Write out the material again exactly, please, and omit the pictures.

------------

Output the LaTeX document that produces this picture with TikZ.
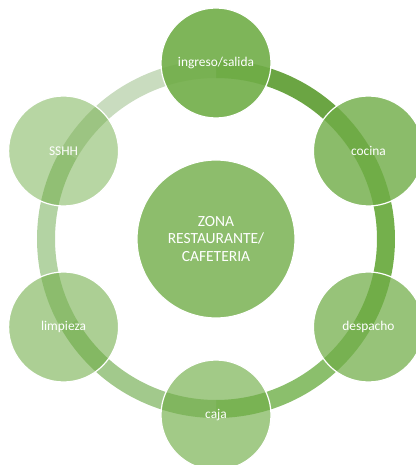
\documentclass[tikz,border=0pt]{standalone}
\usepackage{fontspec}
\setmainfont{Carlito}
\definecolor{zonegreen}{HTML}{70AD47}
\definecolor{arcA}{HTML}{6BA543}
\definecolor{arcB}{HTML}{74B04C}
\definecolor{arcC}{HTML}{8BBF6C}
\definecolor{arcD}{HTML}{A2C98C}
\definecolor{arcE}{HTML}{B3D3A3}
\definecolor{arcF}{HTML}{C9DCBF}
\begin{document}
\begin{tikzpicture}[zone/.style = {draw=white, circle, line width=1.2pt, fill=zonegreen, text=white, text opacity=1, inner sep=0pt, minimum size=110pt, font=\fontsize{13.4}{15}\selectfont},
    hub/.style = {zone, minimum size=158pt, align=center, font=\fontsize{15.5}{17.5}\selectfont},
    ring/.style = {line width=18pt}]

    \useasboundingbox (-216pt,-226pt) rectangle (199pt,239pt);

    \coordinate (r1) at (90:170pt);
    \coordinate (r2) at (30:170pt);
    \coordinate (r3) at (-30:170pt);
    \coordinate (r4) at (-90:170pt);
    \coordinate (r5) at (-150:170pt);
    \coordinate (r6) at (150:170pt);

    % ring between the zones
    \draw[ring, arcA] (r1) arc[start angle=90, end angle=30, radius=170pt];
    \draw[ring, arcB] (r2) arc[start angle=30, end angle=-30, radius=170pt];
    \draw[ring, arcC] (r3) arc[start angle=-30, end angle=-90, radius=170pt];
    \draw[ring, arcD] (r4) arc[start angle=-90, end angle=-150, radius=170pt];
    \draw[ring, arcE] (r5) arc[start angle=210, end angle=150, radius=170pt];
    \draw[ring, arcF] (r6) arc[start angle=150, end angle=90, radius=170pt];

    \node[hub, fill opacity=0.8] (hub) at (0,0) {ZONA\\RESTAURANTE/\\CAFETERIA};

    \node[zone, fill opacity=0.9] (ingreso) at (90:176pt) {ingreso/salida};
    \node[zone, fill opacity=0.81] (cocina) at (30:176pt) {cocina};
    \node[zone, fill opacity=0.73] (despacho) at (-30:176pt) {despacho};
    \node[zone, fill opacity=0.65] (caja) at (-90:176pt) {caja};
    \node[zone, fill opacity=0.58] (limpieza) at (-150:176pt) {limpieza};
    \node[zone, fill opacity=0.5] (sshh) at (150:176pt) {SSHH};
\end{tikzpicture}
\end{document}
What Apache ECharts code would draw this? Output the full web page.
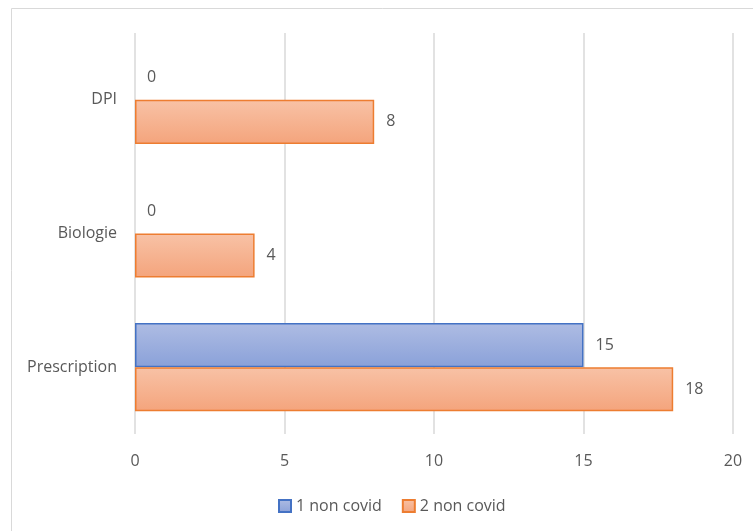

------------

**Response**
Output the LaTeX document that produces this picture with TikZ.
\documentclass[tikz,border=0pt]{standalone}
\usepackage{fontspec}
\setmainfont{Carlito}
\definecolor{zonegreen}{HTML}{70AD47}
\definecolor{arcA}{HTML}{6BA543}
\definecolor{arcB}{HTML}{74B04C}
\definecolor{arcC}{HTML}{8BBF6C}
\definecolor{arcD}{HTML}{A2C98C}
\definecolor{arcE}{HTML}{B3D3A3}
\definecolor{arcF}{HTML}{C9DCBF}
\begin{document}
\begin{tikzpicture}[zone/.style = {draw=white, circle, line width=1.2pt, fill=zonegreen, text=white, text opacity=1, inner sep=0pt, minimum size=110pt, font=\fontsize{13.4}{15}\selectfont},
    hub/.style = {zone, minimum size=158pt, align=center, font=\fontsize{15.5}{17.5}\selectfont},
    ring/.style = {line width=18pt}]

    \useasboundingbox (-216pt,-226pt) rectangle (199pt,239pt);

    \coordinate (r1) at (90:170pt);
    \coordinate (r2) at (30:170pt);
    \coordinate (r3) at (-30:170pt);
    \coordinate (r4) at (-90:170pt);
    \coordinate (r5) at (-150:170pt);
    \coordinate (r6) at (150:170pt);

    % ring between the zones
    \draw[ring, arcA] (r1) arc[start angle=90, end angle=30, radius=170pt];
    \draw[ring, arcB] (r2) arc[start angle=30, end angle=-30, radius=170pt];
    \draw[ring, arcC] (r3) arc[start angle=-30, end angle=-90, radius=170pt];
    \draw[ring, arcD] (r4) arc[start angle=-90, end angle=-150, radius=170pt];
    \draw[ring, arcE] (r5) arc[start angle=210, end angle=150, radius=170pt];
    \draw[ring, arcF] (r6) arc[start angle=150, end angle=90, radius=170pt];

    \node[hub, fill opacity=0.8] (hub) at (0,0) {ZONA\\RESTAURANTE/\\CAFETERIA};

    \node[zone, fill opacity=0.9] (ingreso) at (90:176pt) {ingreso/salida};
    \node[zone, fill opacity=0.81] (cocina) at (30:176pt) {cocina};
    \node[zone, fill opacity=0.73] (despacho) at (-30:176pt) {despacho};
    \node[zone, fill opacity=0.65] (caja) at (-90:176pt) {caja};
    \node[zone, fill opacity=0.58] (limpieza) at (-150:176pt) {limpieza};
    \node[zone, fill opacity=0.5] (sshh) at (150:176pt) {SSHH};
\end{tikzpicture}
\end{document}
What Apache ECharts code would draw this? Output the full web page.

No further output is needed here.